Subsequent Greek and Roman medical writers were mere compilers from his writings; and as soon as his works were translated (in the 9th century) into Arabic they were at once adopted throughout the East to the exclusion of others.

 

The terms galenical and galenist refer to the controversies of the period when the authority of Galen was strongly asserted against all innovations, and particularly against the introduction of chemical, or rather alchemical, ideas and methods into medicine.

 


Vitalism

Galen was a proponent of vitalism – a broadly metaphysical doctrine that conceives of a living being as being distinguished from nonliving beings by virtue of some essence that is particular to life and which exists above and beyond the sum of that living being's incarnate parts. Galen held that spirit (pneuma) was the essential principle of life and took three forms – animal spirit (Pneuma physicon), which occurred in the brain; vital spirit (pneuma zoticon), which occurred in the heart; and natural spirit (pneuma physicon), which resided in the liver.

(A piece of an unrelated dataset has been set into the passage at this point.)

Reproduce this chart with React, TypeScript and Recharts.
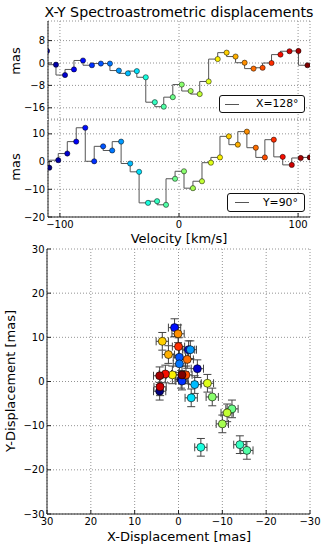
import React from 'react';
import {
  LineChart, Line, XAxis, YAxis, CartesianGrid, Legend,
  ScatterChart, Scatter, ErrorBar,
} from 'recharts';

// ---------- data ----------
const velocityX = [-110.8, -103.3, -95.7, -88.2, -80.6, -73.1, -65.6, -58.0, -50.5, -42.9, -35.4, -27.9, -20.3, -12.8, -5.2, 2.3, 9.8, 17.4, 24.9, 32.5, 40.0, 47.5, 55.1, 62.6, 70.2, 77.7, 85.2, 92.8, 100.3, 107.9];
const velocityY = [-108.9, -101.4, -93.8, -86.3, -78.7, -71.2, -63.7, -56.1, -48.6, -41.0, -33.5, -26.0, -18.4, -10.9, -3.3, 4.2, 11.7, 19.3, 26.8, 34.4, 41.9, 49.4, 57.0, 64.5, 72.1, 79.6, 87.1, 94.7, 102.2, 109.8];
const xDisp = [4.3, -0.6, -4.3, -2.3, 0.9, -0.8, -0.2, -0.2, -2.7, -3.7, -2.9, -5.1, -14.0, -15.6, -12.2, -7.7, -10.0, -11.1, -6.6, 1.4, 3.7, 2.3, 0.1, -2.0, -1.7, 0.0, 3.0, 4.2, 4.3, -0.8];
const yDisp = [-2.2, 0.5, 2.9, 7.2, 12.2, 0.1, 5.5, 4.0, 7.2, -0.7, -3.7, -14.9, -14.3, -15.6, -6.2, -3.5, -9.6, -7.1, -0.4, 1.5, 9.1, 6.1, 10.8, 5.0, 1.5, 7.9, 1.7, -1.2, 1.3, 1.5];
const xErr = [1.4, 1.4, 1.4, 1.4, 1.4, 1.4, 1.4, 1.4, 1.4, 1.4, 1.4, 1.4, 1.4, 1.4, 1.4, 1.4, 1.4, 1.4, 1.4, 1.4, 1.4, 1.4, 1.4, 1.4, 1.4, 1.4, 1.4, 1.4, 1.4, 1.4];
const yErr = [2.0, 2.0, 2.0, 2.0, 2.0, 2.0, 2.0, 2.0, 2.0, 2.0, 2.0, 2.0, 2.0, 2.0, 2.0, 2.0, 2.0, 2.0, 2.0, 2.0, 2.0, 2.0, 2.0, 2.0, 2.0, 2.0, 2.0, 2.0, 2.0, 2.0];

const velocityTicks = [-100, 0, 100];
const panelXTicks = [-16, -8, 0, 8];
const panelYTicks = [-20, -10, 0, 10];
const dispTicks = [30, 20, 10, 0, -10, -20, -30];

const titleText = 'X-Y Spectroastrometric displacements';
const legendXText = 'X=128°';
const legendYText = 'Y=90°';
const panelLabel = 'mas';
const velocityLabel = 'Velocity [km/s]';
const xDispLabel = 'X-Displacement [mas]';
const yDispLabel = 'Y-Displacement [mas]';

// ---------- styling helpers ----------
const FONT = 'DejaVu Sans';
const JET: Record<string, number[][]> = {
  r: [[0, 0], [0.35, 0], [0.66, 1], [0.89, 1], [1, 0.5]],
  g: [[0, 0], [0.125, 0], [0.375, 1], [0.64, 1], [0.91, 0], [1, 0]],
  b: [[0, 0.5], [0.11, 1], [0.34, 1], [0.65, 0], [1, 0]],
};
function interp(pts: number[][], t: number) {
  for (let k = 1; k < pts.length; k++) {
    if (t <= pts[k][0]) {
      const [x0, y0] = pts[k - 1];
      const [x1, y1] = pts[k];
      return y0 + ((y1 - y0) * (t - x0)) / (x1 - x0);
    }
  }
  return pts[pts.length - 1][1];
}
function jet(t: number) {
  const c = (v: number) => Math.round(Math.max(0, Math.min(1, v)) * 255);
  return `rgb(${c(interp(JET.r, t))},${c(interp(JET.g, t))},${c(interp(JET.b, t))})`;
}
const colors = xDisp.map((_, i) => jet(i / (xDisp.length - 1)));

const xData = velocityX.map((v, i) => ({ v, val: xDisp[i] }));
const yData = velocityY.map((v, i) => ({ v, val: yDisp[i] }));
const scatterData = xDisp.map((x, i) => ({ i, x, y: yDisp[i], ex: xErr[i], ey: yErr[i] }));

const fmt = (t: number) => String(t).replace('-', '\u2212');
const blank = () => '';
const tickStyle = { fontSize: 10, fill: '#000', fontFamily: FONT };
const AXIS = '#222';
const gridProps = { stroke: '#777', strokeDasharray: '1 2', strokeWidth: 0.8 };

const makeDot = (r: number) => (props: any) => {
  const { cx, cy, index } = props;
  if (cx == null || cy == null) return <g key={`e${index}`} />;
  return (
    <circle key={`d${index}`} cx={cx} cy={cy} r={r} fill={colors[index]} stroke="#000" strokeWidth={0.5} />
  );
};

const textAt = (x: number, y: number, text: string, rotate = false) => () => (
  <text
    x={x}
    y={y}
    transform={rotate ? `rotate(-90 ${x} ${y})` : undefined}
    textAnchor="middle"
    fontSize={13}
    fontFamily={FONT}
    fill="#000"
  >
    {text}
  </text>
);

const LegendBox = ({ label, lineLeft, gap }: { label: string; lineLeft: number; gap: number }) => (
  <div
    style={{
      boxSizing: 'border-box', width: '100%', height: '100%', border: '1px solid #111',
      borderRadius: 3, background: '#fff', display: 'flex', alignItems: 'center',
      fontFamily: FONT, fontSize: 10.8, color: '#000',
    }}
  >
    <span style={{ display: 'inline-block', width: 14, borderTop: '1.2px solid #555', marginLeft: lineLeft, marginRight: gap }} />
    <span style={{ lineHeight: '12px' }}>{label}</span>
  </div>
);

const mirroredAxes = (xDomain: number[], xTicks: number[], yDomain: number[], yTicks: number[], reversed = false) => [
  <XAxis key="xt" xAxisId="top" orientation="top" type="number" domain={xDomain} allowDataOverflow reversed={reversed}
    ticks={xTicks} interval={0} tickFormatter={blank} height={0} tickSize={-4} axisLine={{ stroke: AXIS }} tickLine={{ stroke: AXIS }} />,
  <YAxis key="yr" yAxisId="right" orientation="right" type="number" domain={yDomain} allowDataOverflow
    ticks={yTicks} interval={0} tickFormatter={blank} width={0} tickSize={-4} axisLine={{ stroke: AXIS }} tickLine={{ stroke: AXIS }} />,
];

export default function App() {
  return (
    <div style={{ position: 'absolute', left: 0, top: 0, width: 327, height: 550, background: '#fff', fontFamily: FONT }}>
      <div
        style={{
          position: 'absolute', left: 0, top: 3.5, width: 358, textAlign: 'center',
          fontSize: 14.2, lineHeight: '16px', color: '#000', whiteSpace: 'nowrap',
        }}
      >
        {titleText}
      </div>

      {/* top panel: X displacement */}
      <div style={{ position: 'absolute', left: 0, top: 0 }}>
        <LineChart width={327} height={550} data={xData} margin={{ top: 21, right: 17, bottom: 431, left: 8 }}>
          <CartesianGrid {...gridProps} />
          <XAxis type="number" dataKey="v" domain={[-110, 110]} allowDataOverflow ticks={velocityTicks} interval={0}
            tickFormatter={blank} height={0} tickSize={-4} axisLine={{ stroke: AXIS }} tickLine={{ stroke: AXIS }} />
          <YAxis type="number" domain={[-20, 15]} allowDataOverflow ticks={panelXTicks} interval={0} tickFormatter={fmt}
            width={40} tickSize={-4} tickMargin={7} tick={tickStyle} axisLine={{ stroke: AXIS }} tickLine={{ stroke: AXIS }}
            label={{ content: textAt(20, 61, panelLabel, true) }} />
          {mirroredAxes([-110, 110], velocityTicks, [-20, 15], panelXTicks)}
          <Line type="stepBefore" dataKey="val" stroke="#555" strokeWidth={1} dot={makeDot(2.6)} activeDot={false}
            isAnimationActive={false} />
          <Legend verticalAlign="middle" align="center" layout="horizontal"
            wrapperStyle={{ position: 'absolute', left: 219, top: 95, width: 86, height: 18 }}
            content={() => <LegendBox label={legendXText} lineLeft={5} gap={17} />} />
        </LineChart>
      </div>

      {/* bottom panel: Y displacement */}
      <div style={{ position: 'absolute', left: 0, top: 0 }}>
        <LineChart width={327} height={550} data={yData} margin={{ top: 120, right: 17, bottom: 313, left: 8 }}>
          <CartesianGrid {...gridProps} />
          <XAxis type="number" dataKey="v" domain={[-110, 110]} allowDataOverflow ticks={velocityTicks} interval={0}
            tickFormatter={fmt} height={20} tickSize={-4} tickMargin={8} tick={tickStyle}
            axisLine={{ stroke: AXIS }} tickLine={{ stroke: AXIS }}
            label={{ content: textAt(179, 243, velocityLabel) }} />
          <YAxis type="number" domain={[-20, 15]} allowDataOverflow ticks={panelYTicks} interval={0} tickFormatter={fmt}
            width={40} tickSize={-4} tickMargin={7} tick={tickStyle} axisLine={{ stroke: AXIS }} tickLine={{ stroke: AXIS }}
            label={{ content: textAt(20, 167, panelLabel, true) }} />
          {mirroredAxes([-110, 110], velocityTicks, [-20, 15], panelYTicks)}
          <Line type="stepBefore" dataKey="val" stroke="#555" strokeWidth={1} dot={makeDot(2.6)} activeDot={false}
            isAnimationActive={false} />
          <Legend verticalAlign="middle" align="center" layout="horizontal"
            wrapperStyle={{ position: 'absolute', left: 227, top: 193, width: 78, height: 19 }}
            content={() => <LegendBox label={legendYText} lineLeft={7} gap={14} />} />
        </LineChart>
      </div>

      {/* scatter: X vs Y displacement */}
      <div style={{ position: 'absolute', left: 0, top: 0 }}>
        <ScatterChart width={327} height={550} margin={{ top: 249, right: 17, bottom: 16, left: 7 }}>
          <CartesianGrid {...gridProps} />
          <XAxis type="number" dataKey="x" domain={[-30, 30]} reversed allowDataOverflow ticks={dispTicks} interval={0}
            tickFormatter={fmt} height={20} tickSize={-4} tickMargin={8} tick={tickStyle}
            axisLine={{ stroke: AXIS }} tickLine={{ stroke: AXIS }}
            label={{ content: textAt(179, 540.5, xDispLabel) }} />
          <YAxis type="number" dataKey="y" domain={[-30, 30]} allowDataOverflow ticks={dispTicks} interval={0}
            tickFormatter={fmt} width={40} tickSize={-4} tickMargin={6.5} tick={tickStyle}
            axisLine={{ stroke: AXIS }} tickLine={{ stroke: AXIS }}
            label={{ content: textAt(15, 381, yDispLabel, true) }} />
          {mirroredAxes([-30, 30], dispTicks, [-30, 30], dispTicks, true)}
          <Scatter data={scatterData} isAnimationActive={false}
            shape={(p: any) => (
              <circle cx={p.cx} cy={p.cy} r={4} fill={colors[p.payload?.i ?? 0]} stroke="#000" strokeWidth={0.6} />
            )}>
            <ErrorBar dataKey="ex" direction="x" width={4} stroke="#444" strokeWidth={1} isAnimationActive={false} />
            <ErrorBar dataKey="ey" direction="y" width={4} stroke="#444" strokeWidth={1} isAnimationActive={false} />
          </Scatter>
        </ScatterChart>
      </div>
    </div>
  );
}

Galen's ideas on this remained influential for as long as 1,400 years after his death.

 

An earlier form of vitalism had been proposed by Aristotle and his works On the Soul and On the Generation of Animals (both c. 350 BC) became canonical vitalist treatises. Aristotle held that the soul (the psyche) is what attributes organizational unity and purposeful activity to a living entity. Later thinkers to offer a more advanced version of the theory included the philosopher and biologist Hans Driesch (1867–1941). Driesch also articulated a philosophy highlighting what he took to be an essential, autonomous, and nonspatial psychoid or mindlike essence behind living things, referring to his experiments with sea urchin embryos, in which separated cells developed into whole organisms.

 

Galen was responsible for particular conceptual errors that persisted long after him, and vitalism as a theory of life is no longer a part of contemporary biology. Nevertheless, there is no question that both had enormous influence on Western thinking.

 


Bloodletting

Bloodletting is the practice in medicine of withdrawing blood from patients to prevent or cure illness or disease. While the ancient Egyptians and Greeks were among the first to practice medical bloodletting, it was Galen who produced a systematic bloodletting treatment – a development that would result in much loss of life over the following centuries.

 

As mentioned above, in accordance with the Hippocratic school of medicine, Galen regarded health as a matter of balancing the four humors – blood, phlegm, yellow bile, and black bile. Of these, he was particularly interested in blood, which he demonstrated to flow through the arteries of living animals. He believed that illness was often due to a superabundance of blood and therefore recommended bloodletting by venesection (opening a vein by incision or puncture) to remedy it, in part because venesection is a controllable procedure. He offered guidelines about when, where, and how to bleed, depending on the patient's condition and the disease's course. Later methods of bloodletting included blood cupping (cutting the skin and then using heated cups to withdraw the blood by means of suction as they cool) and the use of leeches (especially the species Hirudo medicinalis), for which sucking blood from host mammals is a natural behavior.

 

Convinced of his findings, Galen eventually completed three books expounding his views on bloodletting. Although Renaissance scholars challenged Galen's authority in many areas, the practice of bloodletting continued, amid increasing controversy, until the end of the 19th century.